Двадцать шесть предложений о Новой музыке

      Термин «Новая музыка», (шире — «Новое искусство») на наш взгляд, содержит очень важное свойство, которым обладает не любое произведение, созданное в современности. Под этим словосочетанием скорее следует понимать феномен изменения художественного языка, а не какое-то конкретное «направление». Начиная с XIV века выражение «Новая музыка», произносимое на разных языках, становится актуальным каждый раз, когда художник понимает необходимость этого изменения. Таким образом, постоянное обновление, «движение», «течение» языка свидетельствуют о жизненности традиции, ее преемственности. Это и есть отличительная черта Новой музыки.

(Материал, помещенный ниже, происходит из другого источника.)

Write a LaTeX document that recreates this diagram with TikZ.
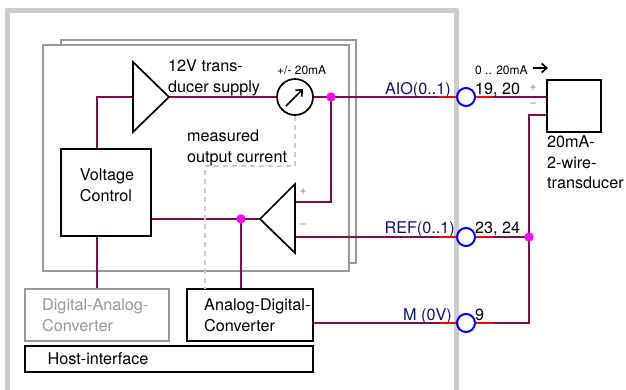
\documentclass[tikz,border=0pt]{standalone}
\usepackage{fontspec}
\setmainfont{TeX Gyre Heros}
\usetikzlibrary{calc,arrows.meta}
\definecolor{wire}{HTML}{800B4F}
\definecolor{frame}{HTML}{CCCCCC}
\definecolor{lab}{HTML}{10107F}
\definecolor{mag}{HTML}{FF00FF}
\definecolor{gbox}{HTML}{999999}
\tikzset{
  x=1pt,y=-1pt,
  blk/.style={draw=black,line width=1.7pt,fill=white,inner sep=0pt,rectangle,minimum width=#1},
  wirel/.style={draw=wire,line width=1.8pt},
  redl/.style={draw=red,line width=1.8pt},
  dotm/.style={circle,fill=mag,inner sep=0pt,minimum size=9pt},
  pin/.style={circle,draw=blue,line width=1.7pt,fill=none,inner sep=0pt,minimum size=18pt},
  txt/.style={font=\fontsize{16.2}{19}\selectfont,inner sep=0pt,anchor=base west},
  sm/.style={font=\fontsize{12}{14}\selectfont,inner sep=0pt,anchor=base west},
  sig/.style={font=\fontsize{16.2}{19}\selectfont,text=lab,inner sep=0pt,anchor=base east},
  sign/.style={font=\fontsize{12}{14}\selectfont,text=black!50,inner sep=0pt},
  dsh/.style={draw=frame,line width=1.3pt,dash pattern=on 5pt off 4pt},
  ampb/.style={draw=black,line width=1.7pt,fill=white,line join=miter},
}
\begin{document}
\begin{tikzpicture}
\useasboundingbox (0,0) rectangle (626,389);
\fill[white] (0,0) rectangle (626,389);
% outer frame
\draw[frame,line width=5pt,line join=round] (7,395) -- (7,10) -- (456.5,10) -- (456.5,395);
% stacked boards
\draw[gbox,line width=1.6pt,fill=white] (61,40) rectangle (356,263);
\draw[gbox,line width=1.6pt,fill=white] (43,45) rectangle (349,271);
% named points
\coordinate (vcIn) at (97,97);
\coordinate (ampIn) at (133,97);
\coordinate (ampOut) at (169,97);
\coordinate (inaTip) at (260,219);
\coordinate (inaP) at (295,202);
\coordinate (inaN) at (295,237);
\coordinate (corner1) at (331,202);
\coordinate (d1) at (295,166);
\coordinate (d2) at (205,166);
\coordinate (d3) at (205,289);
\coordinate (xA) at (529,115);
\coordinate (xB) at (529,323);
% boxes
\node[blk=90pt,minimum height=87pt] (vc) at (106,192.5) {};
\node[draw=gbox,line width=1.7pt,fill=white,minimum width=144pt,minimum height=52pt,inner sep=0pt] (dac) at (97,315) {};
\node[blk=126pt,minimum height=52pt] (adc) at (250,315) {};
\node[blk=288pt,minimum height=26pt] (host) at (169,359) {};
\node[blk=54pt,minimum height=52pt] (xd) at (574,106) {};
\node[circle,draw=black,line width=1.7pt,fill=white,minimum size=36pt,inner sep=0pt] (meter) at (295,97) {};
\node[dotm] (dA) at (331,97) {};
\node[dotm] (dB) at (241,219) {};
\node[dotm] (dC) at (529,237) {};
\node[pin] (pA) at (466,97) {};
\node[pin] (pR) at (466,237) {};
\node[pin] (pM) at (466,323) {};
% wires
\draw[wirel] (vc.north -| vcIn) -- (vcIn) -- (ampIn);
\draw[wirel] (ampOut) -- (meter.west);
\draw[wirel] (meter.east) -- (dA.center) -- (pA.west);
\draw[wirel] (pA.east) -- (xd.west |- pA.east);
\draw[wirel] (dA.center) -- (corner1) -- (inaP);
\draw[wirel] (vc.east |- inaTip) -- (inaTip);
\draw[wirel] (dB.center) -- (dB.center |- adc.north);
\draw[wirel] (inaN) -- (pR.west);
\draw[wirel] (pR.east) -- (dC.center);
\draw[wirel] (xd.west |- xA) -- (xA) -- (xB) -- (pM.east);
\draw[wirel] (adc.east |- pM.west) -- (pM.west);
\draw[wirel] (vc.south -| vcIn) -- (dac.north -| vcIn);
% red stubs
\foreach \p in {pA,pR,pM}{
  \draw[redl] ($(\p.west)+(-17,0)$) -- (\p.west);
  \draw[redl] (\p.east) -- ($(\p.east)+(17,0)$);
}
% amplifiers
\draw[ampb] (133,62) -- (133,132) -- (169,97) -- cycle;
\draw[ampb] (295,184) -- (295,253) -- (260,219) -- cycle;
% dashed measurement path
\draw[dsh] (295,116) -- (d1) -- (d2) -- (d3);
% redraw on top
\node[dotm] at (dA) {};
\node[dotm] at (dB) {};
\node[dotm] at (dC) {};
\node[pin] at (pA) {};
\node[pin] at (pR) {};
\node[pin] at (pM) {};
% meter arrow
\draw[black,line width=1.7pt,-{Straight Barb[length=5pt,width=9pt]}] (286,106) -- (303,89);
% texts
\node[txt] (t1) at (168,71) {12V trans-};
\node[txt] (t2) at (168,92) {ducer supply};
\node[sm] (t3) at (277,74) {+/- 20mA};
\node[txt] (t4) at (187,141) {measured};
\node[txt] (t5) at (187,162) {output current};
\node[txt,anchor=base] (t6) at (107,180) {Voltage};
\node[txt,anchor=base] (t7) at (106,201) {Control};
\node[txt,text=gbox] (t8) at (42,310) {Digital-Analog-};
\node[txt,text=gbox] (t9) at (42,331) {Converter};
\node[txt] (t10) at (204,310) {Analog-Digital-};
\node[txt] (t11) at (204,331) {Converter};
\node[txt] (t12) at (47.5,364) {Host-interface};
\node[sig] (s1) at (451,94) {AIO(0..1)};
\node[sig] (s2) at (455,233) {REF(0..1)};
\node[sig] (s3) at (452,320) {M (0V)};
\node[txt] (n1) at (475,94) {19, 20};
\node[txt] (n2) at (475,233) {23, 24};
\node[txt] (n3) at (475,320) {9};
\node[sm] (t13) at (475,74) {0 .. 20mA};
\node[sign] (pl1) at (533,88) {+};
\node[sign] (mi1) at (533,105) {−};
\node[sign] (pl2) at (303,192) {+};
\node[sign] (mi2) at (303,226) {−};
\node[txt] (t14) at (547,147) {20mA-};
\node[txt] (t15) at (547,168) {2-wire-};
\node[txt] (t16) at (547,188) {transducer};
\coordinate (arA) at (533,68);
\coordinate (arB) at (548,68);
\draw[black,line width=1.7pt,-{Straight Barb[length=5pt,width=9pt]}] (arA) -- (arB);
\end{tikzpicture}
\end{document}
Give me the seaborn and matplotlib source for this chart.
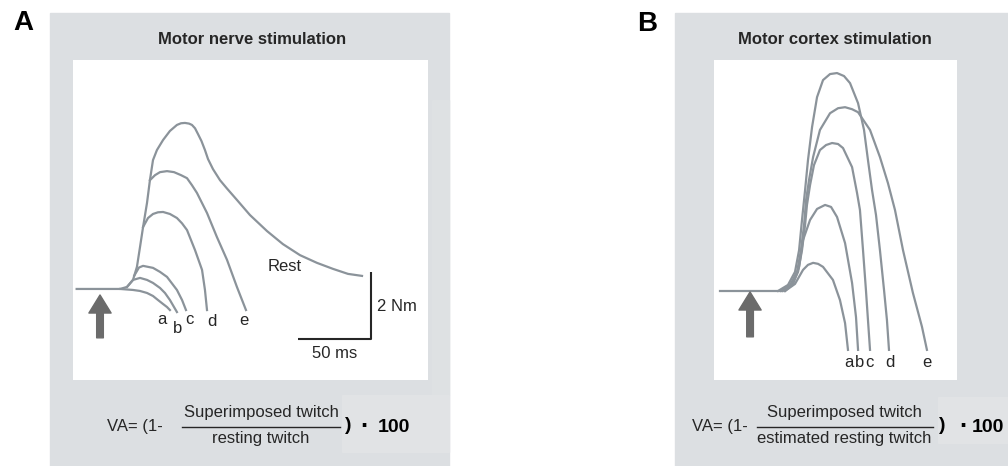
import matplotlib

matplotlib.use("Agg")
import matplotlib.pyplot as plt
import pandas as pd
import seaborn as sns
from matplotlib.lines import Line2D
from matplotlib.patches import Rectangle

# panel A: motor nerve stimulation (time in ms from stimulus, torque in Nm)
a_rest_t = [-16, 13.7, 18.5, 22.6, 25.3, 27.4, 29.5, 32.2, 34.2, 36.3, 39.0,
            43.2, 47.9, 52.7, 55.5, 58.2, 61.0, 63.0, 65.1, 67.1, 69.5, 71.9,
            74.0, 77.4, 82.2, 87.0, 93.8, 102.7, 114.4, 125.3, 137.0, 148.6,
            159.6, 169.9, 179.5]
a_rest_f = [0, 0, 0.06, 0.27, 0.66, 1.25, 1.85, 2.57, 3.25, 3.85, 4.15,
            4.45, 4.72, 4.90, 4.95, 4.96, 4.94, 4.90, 4.80, 4.63, 4.42, 4.15,
            3.88, 3.58, 3.25, 3.00, 2.66, 2.21, 1.73, 1.34, 1.01, 0.78,
            0.60, 0.45, 0.39]
a_e_t = [34.2, 37.7, 41.1, 45.9, 50.7, 55.5, 59.6, 63.0, 66.4, 73.3, 80.1,
         87.0, 93.8, 100.0]
a_e_f = [3.25, 3.40, 3.49, 3.52, 3.49, 3.40, 3.31, 3.10, 2.87, 2.27, 1.55,
         0.87, 0.06, -0.63]
a_d_t = [29.5, 32.9, 36.3, 39.7, 43.2, 47.9, 52.7, 56.2, 59.6, 65.1, 69.9,
         71.9, 73.3]
a_d_f = [1.85, 2.12, 2.24, 2.29, 2.30, 2.24, 2.12, 1.96, 1.76, 1.16, 0.57,
         -0.03, -0.63]
a_c_t = [23.5, 26.7, 29.5, 36.3, 41.1, 45.9, 52.7, 56.2, 58.9]
a_c_f = [0.40, 0.64, 0.69, 0.63, 0.51, 0.36, -0.03, -0.33, -0.63]
a_b_t = [18.5, 22.6, 27.4, 32.2, 36.3, 41.1, 44.5, 47.9, 50.7, 52.7]
a_b_f = [0.06, 0.27, 0.33, 0.27, 0.18, 0.03, -0.12, -0.33, -0.54, -0.69]
a_a_t = [13.7, 22.6, 27.4, 32.2, 36.3, 39.7, 43.2, 45.9, 47.9]
a_a_f = [0, -0.03, -0.06, -0.12, -0.21, -0.33, -0.45, -0.54, -0.63]

a_letters = ["a", "b", "c", "d", "e"]
a_letter_t = [42.5, 53.4, 61.0, 76.7, 98.6]
a_letter_f = [-0.90, -1.19, -0.90, -0.96, -0.93]
a_scale_t = [135.6, 185.6, 185.6]
a_scale_f = [-1.49, -1.49, 0.51]

# panel B: motor cortex stimulation
b_base_t = [-20.5, 22.0]
b_base_f = [0, 0]
b_d_t = [19.2, 26.0, 30.8, 33.6, 35.6, 37.7, 39.7, 42.5, 45.9, 50.0, 54.8,
         59.6, 64.4, 68.5, 74.0, 78.1, 80.8, 83.6, 86.3, 89.0, 91.8, 93.8, 95.2]
b_d_f = [0, 0.18, 0.57, 1.22, 2.12, 3.01, 3.91, 4.90, 5.79, 6.30, 6.48,
         6.51, 6.42, 6.21, 5.61, 4.81, 3.91, 3.01, 2.27, 1.22, 0.03, -0.87, -1.76]
b_e_t = [21.2, 27.4, 32.2, 34.9, 37.0, 38.4, 40.4, 43.2, 47.9, 54.8, 60.3,
         65.1, 69.9, 74.0, 82.2, 89.0, 94.5, 99.3, 104.8, 111.6, 117.8, 121.2]
b_e_f = [0, 0.18, 0.57, 1.22, 1.97, 2.72, 3.31, 4.00, 4.81, 5.31, 5.46,
         5.49, 5.43, 5.34, 4.81, 4.00, 3.22, 2.42, 1.22, -0.06, -1.07, -1.76]
b_c_t = [22.6, 28.8, 32.9, 35.6, 37.7, 39.0, 41.1, 43.8, 47.9, 52.1, 56.2,
         60.3, 63.7, 69.9, 73.3, 75.3, 77.4, 79.4, 80.8, 82.2]
b_c_f = [0, 0.18, 0.57, 1.22, 1.97, 2.57, 3.16, 3.76, 4.21, 4.36, 4.42,
         4.39, 4.27, 3.70, 2.93, 2.42, 1.22, 0.03, -0.87, -1.76]
b_b_t = [24.0, 29.5, 33.6, 36.3, 41.1, 45.9, 51.4, 55.5, 59.6, 65.1, 69.9,
         72.6, 74.0]
b_b_f = [0, 0.21, 0.72, 1.52, 2.12, 2.45, 2.57, 2.51, 2.21, 1.43, 0.24,
         -0.78, -1.76]
b_a_t = [24.0, 30.8, 36.3, 39.7, 43.2, 46.6, 50.0, 56.8, 61.6, 65.1, 67.1]
b_a_f = [0, 0.21, 0.63, 0.78, 0.84, 0.81, 0.72, 0.33, -0.27, -0.96, -1.76]

b_letters = ["a", "b", "c", "d", "e"]
b_letter_t = [67.8, 75.3, 81.5, 95.9, 121.2]
b_letter_f = [-2.15, -2.15, -2.15, -2.15, -2.15]

LINE = "#8b939a"
GREY_BG = "#dcdfe2"
ARROW = "#6b6b6b"
INK = "#262626"
FS = 12

plt.rcParams["font.family"] = ["Liberation Sans", "DejaVu Sans"]

W, H = 1008, 466
fig = plt.figure(figsize=(W / 100, H / 100), dpi=100)
fig.patch.set_facecolor("white")


def px(x, y):
    return x / W, 1 - y / H


def rect(x0, y0, x1, y1, color):
    fig.patches.append(Rectangle(px(x0, y1), (x1 - x0) / W, (y1 - y0) / H,
                                 transform=fig.transFigure, color=color,
                                 zorder=-10))


# grey panels and a few lighter patches as in the scan
rect(50, 13, 449, 466, GREY_BG)
rect(432, 100, 449, 395, "#dee1e3")
rect(342, 395, 449, 452, "#e1e3e5")
rect(675, 13, 1008, 466, GREY_BG)
rect(938, 397, 1008, 443, "#e1e3e5")


def to_frame(curves):
    rows = []
    for name, (t, f) in curves.items():
        rows.append(pd.DataFrame({"t": t, "f": f, "curve": name}))
    return pd.concat(rows, ignore_index=True)


def arrow(ax, t, f0, f1):
    ax.annotate("", xy=(t, f1), xytext=(t, f0),
                arrowprops=dict(arrowstyle="simple,head_length=0.65,"
                                "head_width=0.8,tail_width=0.24",
                                mutation_scale=20, color=ARROW,
                                shrinkA=0, shrinkB=0))


def white_panel(ax):
    ax.set_facecolor("white")
    ax.set_xticks([])
    ax.set_yticks([])
    ax.set_xlabel("")
    ax.set_ylabel("")
    for sp in ax.spines.values():
        sp.set_visible(False)


# ---- panel A
ax_a = fig.add_axes([73 / W, 1 - 380 / H, 355 / W, 320 / H])
df_a = to_frame({"rest": (a_rest_t, a_rest_f), "e": (a_e_t, a_e_f),
                 "d": (a_d_t, a_d_f), "c": (a_c_t, a_c_f),
                 "b": (a_b_t, a_b_f), "a": (a_a_t, a_a_f)})
sns.lineplot(data=df_a, x="t", y="f", units="curve", estimator=None,
             sort=False, color=LINE, lw=1.6, solid_joinstyle="round",
             ax=ax_a)
ax_a.plot(a_scale_t, a_scale_f, color=INK, lw=1.5, solid_capstyle="butt")
for s, t, f in zip(a_letters, a_letter_t, a_letter_f):
    ax_a.text(t, f, s, ha="center", va="center", fontsize=FS, color=INK)
ax_a.text(126.7, 0.66, "Rest", ha="center", va="center", fontsize=FS,
          color=INK)
ax_a.text(189.7, -0.51, "2 Nm", ha="left", va="center", fontsize=FS,
          color=INK)
ax_a.text(160.6, -1.94, "50 ms", ha="center", va="center", fontsize=FS,
          color=INK)
arrow(ax_a, 0, -1.46, -0.18)
ax_a.set_xlim(-18.5, 224.7)
ax_a.set_ylim(-2.72, 6.84)
white_panel(ax_a)

# ---- panel B
ax_b = fig.add_axes([714 / W, 1 - 380 / H, 243 / W, 320 / H])
df_b = to_frame({"base": (b_base_t, b_base_f), "e": (b_e_t, b_e_f),
                 "d": (b_d_t, b_d_f), "c": (b_c_t, b_c_f),
                 "b": (b_b_t, b_b_f), "a": (b_a_t, b_a_f)})
sns.lineplot(data=df_b, x="t", y="f", units="curve", estimator=None,
             sort=False, color=LINE, lw=1.6, solid_joinstyle="round",
             ax=ax_b)
for s, t, f in zip(b_letters, b_letter_t, b_letter_f):
    ax_b.text(t, f, s, ha="center", va="center", fontsize=FS, color=INK)
arrow(ax_b, 0, -1.37, -0.03)
ax_b.set_xlim(-24.7, 141.8)
ax_b.set_ylim(-2.66, 6.90)
white_panel(ax_b)

# ---- labels, titles and formulas
fig.text(*px(23, 23), "A", ha="center", va="center", fontsize=20,
         weight="bold", color="black")
fig.text(*px(647, 24), "B", ha="center", va="center", fontsize=20,
         weight="bold", color="black")
fig.text(*px(252, 40), "Motor nerve stimulation", ha="center", va="center",
         fontsize=12, weight="bold", color=INK)
fig.text(*px(835, 40), "Motor cortex stimulation", ha="center", va="center",
         fontsize=12, weight="bold", color=INK)


def formula(x_va, x_frac, x0, x1, denom, x_par, x_dot, x_100):
    y = 427
    fig.text(*px(x_va, y), "VA= (1-", ha="left", va="center", fontsize=FS,
             color=INK)
    fig.text(*px(x_frac, 413), "Superimposed twitch", ha="center",
             va="center", fontsize=FS, color=INK)
    fig.text(*px(x_frac, 438), denom, ha="center", va="center",
             fontsize=FS, color=INK)
    fig.add_artist(Line2D([x0 / W, x1 / W], [1 - y / H] * 2, color=INK,
                          lw=1.0, transform=fig.transFigure))
    fig.text(*px(x_par, y - 1), ")", ha="center", va="center", fontsize=14,
             weight="bold", color="black")
    fig.text(*px(x_dot, y), "\u00b7", ha="center", va="center", fontsize=18,
             weight="bold", color="black")
    fig.text(*px(x_100, y), "100", ha="center", va="center", fontsize=14,
             weight="bold", color="black")


formula(107, 261, 182, 340, "resting twitch", 348, 364, 394)
formula(692, 844, 757, 933, "estimated resting twitch", 942, 963, 988)

fig.savefig("out.png", dpi=100)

   Формы Новой музыки всегда обладают некоторой незавершённостью, неопределённостью, так как Новое искусство создаётся сейчас. Отбор средств и приёмов происходит не по каким-то уже существующим критериям, но, скорее, наоборот, сами эти критерии возникают в процессе поиска новых элементов языка. Поэтому Новая музыка во многом — предощущение ещё не созданного, «чистая возможность». Ведь если всё известно, определено и завершено, то абсолютно невозможно развитие и дальнейшая жизнь искусства: это уже удел музейных «вечных ценностей».


   В то же время музыкальный язык приобретает новое качество тогда, когда все его аспекты адекватны друг другу в выражении новой идеи, родившейся в недрах самой музыки. В частном содержится целое, а целое отражает частное: музыкальная «материя» порождает саму себя. Поэтому наше особое внимание направлено на исследование природы звука.

   С развитием языка музыка отрывается от каких-либо функций: развлечение, эпатаж или социальная декларация, равно как и коммуникация и эстетизация пространства не могут быть её исчерпывающей целью. Музыка становится имманентной и не нуждается в «оправданиях» со стороны других сфер деятельности человека; тогда она обретает свободу: свободу от прикладных функций и для внутренней художественной сущности. Этим фундаментальное искусство отличается от прикладного.

   Описанная выше имманентная свобода — залог непреходящей ценности фундаментального искусства сравнительно с преходящим контекстом: функции меняются, а произведение остаётся. Так, «фундаментальная музыка» и есть традиция, на которую, как на взлётную полосу, опирается художник чтобы «выстрелить» вперёд: это наследование языка и есть процесс Нового искусства. Во многом, задачей художника в этом процессе является вслушивание в поток наследуемого языка, как осознанная необходимость.


   В российской ситуации сохранять упомянутую самодостаточность с определённого момента (примерно с начала 1930-х гг.) стало очень сложно, подчас невозможно. Живой традиции был нанесён мощный удар. В результате общественных условий собственно искусство часто вытеснялось социальным жестом (или прикладной функциональностью). И даже в нынешние времена, когда нет острой необходимости в таком жесте, в большинстве современных произведений в России «идеология» подменяет «искусство». Одни стремятся вызвать шок нарочито декларируемой «ненормальностью», другие твердят о «конце музыки», но мало кто занимается ей самой.

   Именно принципиальная автономность искусства от прикладной роли дает нам шанс заняться непосредственно проблемами развития музыкального языка. Сейчас наступает время 'tabula rasa': память зависимости от любых прикладных функций искусства стёрта, нет необходимости доказывать состоятельность произведения через особую духовность, социальный ангажемент или отрицание традиции; не обязательно ставить себя в оппозицию, эксплуатируя свой протест как суррогат художничества. Приходит новое поколение, «поколение ноль», и нам выпала высокая и волнующая роль: воссоздание и продолжение языка Новой музыки.